Tante divisioni in politica: servono coraggio e volontà
La polarizzazione emersa dalle urne (non solo in casa nostra e questo rende il fenomeno ancora più insidioso) non aiuta la politica a concentrarsi sui problemi della società italiana
Superato lo spartiacque della tornata elettorale, le questioni economico-finanziarie – con le loro proiezioni sociali – si ripresentano in tutta loro rilevanza sulla scena politica. I numeri in campo sono pesanti. Secondo le stime dell’Ufficio parlamentare di bilancio nella prossima manovra di bilancio occorreranno 18-20 miliardi soltanto per confermare le misure già in vigore, a cominciare dal taglio del cuneo fiscale che da solo vale poco meno di 11 miliardi. In base al nuovo patto di stabilità europeo, inoltre, l’Italia dovrà operare una correzione dei conti pubblici pari a 13 miliardi all’anno per i prossimi sette anni. La comunicazione ufficiale della Commissione Ue arriverà in autunno, ma gli importi per rimediare al deficit eccessivo sono già sostanzialmente noti ai governi interessati perché gli interventi necessari non possono essere improvvisati all’ultimo momento e il nostro ministero dell’Economia è da tempo al lavoro per cercare una possibile quadratura finanziaria. La “quadra” alla fine si troverà perché si tratta di un’operazione non soltanto contabile ma dalle evidenti implicazioni politiche. E tuttavia i numeri hanno una loro irriducibilità e il governo dovrà essere molto attento se si vuole ritagliare la possibilità di fare comunque qualche mossa innovativa. Di sicuro i margini sono strettissimi e sono peraltro collegati alla capacità di concretizzare la fase finale del Pnrr sostenendo e possibilmente incrementando la crescita economica. L’1% di aumento del Pil previsto dall’esecutivo non è un obiettivo irraggiungibile, ma non è affatto scontato. L’Ufficio parlamentare di bilancio, per esempio, calcola un incremento dello 0,8% e ogni decimale in più o in meno può fare la differenza.
I segnali che arrivano dal Paese reale sono contrastanti. La nostra economia continua a dimostrare un’apprezzabile reattività eppure la situazione sociale è segnata profondamente da disuguaglianze sempre più strutturali, intrecciate come sono a una dinamica demografica di cui non si riesce a invertire la pluriennale tendenza negativa.
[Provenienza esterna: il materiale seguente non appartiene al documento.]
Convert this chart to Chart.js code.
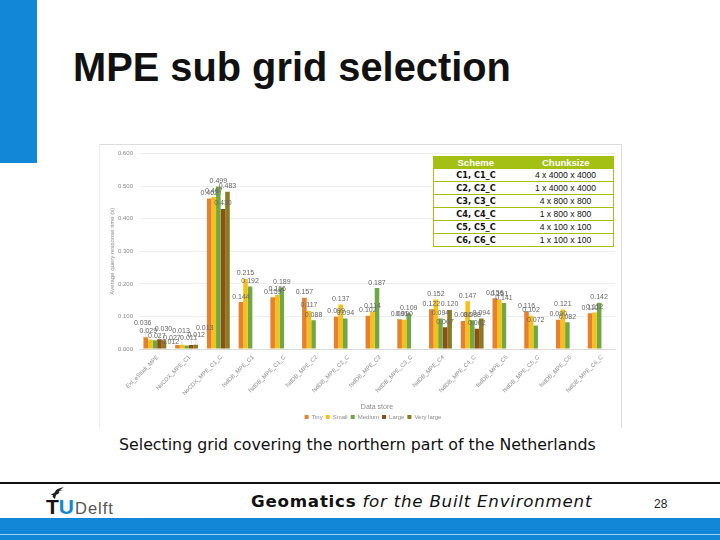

Secondo i dati Istat la povertà è ai massimi storici e il recente report statistico della Caritas ha lanciato uno specifico allarme per le famiglie con figli tra 0 e 3 anni. Un bambino su sette è povero in termini assoluti.
La polarizzazione emersa dalle urne (non solo in casa nostra e questo rende il fenomeno ancora più insidioso) non aiuta la politica a concentrarsi sui problemi della società italiana. Anzi, produce disaffezione e rassegnazione. Persino il tema delicatissimo delle riforme istituzionali, che per definizione dovrebbe essere il terreno in cui praticare il dialogo e la ricerca di convergenze, è divenuto il campo di uno scontro campale in cui le forzature di una parte determinano reazioni a muso duro sull’altro versante. In teoria ci sarebbe ancora tempo per recuperare un minimo di confronto ragionevole nell’interesse della nostra democrazia. Il premierato è all’inizio del percorso, la separazione delle carriere dei magistrati deve ancora cominciarlo e anche sull’autonomia differenziata molto dipenderà da come verrà riempita di contenuti una legge essenzialmente procedurale, pur se fortemente criticabile. Ma servirebbe una coraggiosa e lungimirante volontà politica di cui purtroppo al momento non si vedono le avvisaglie.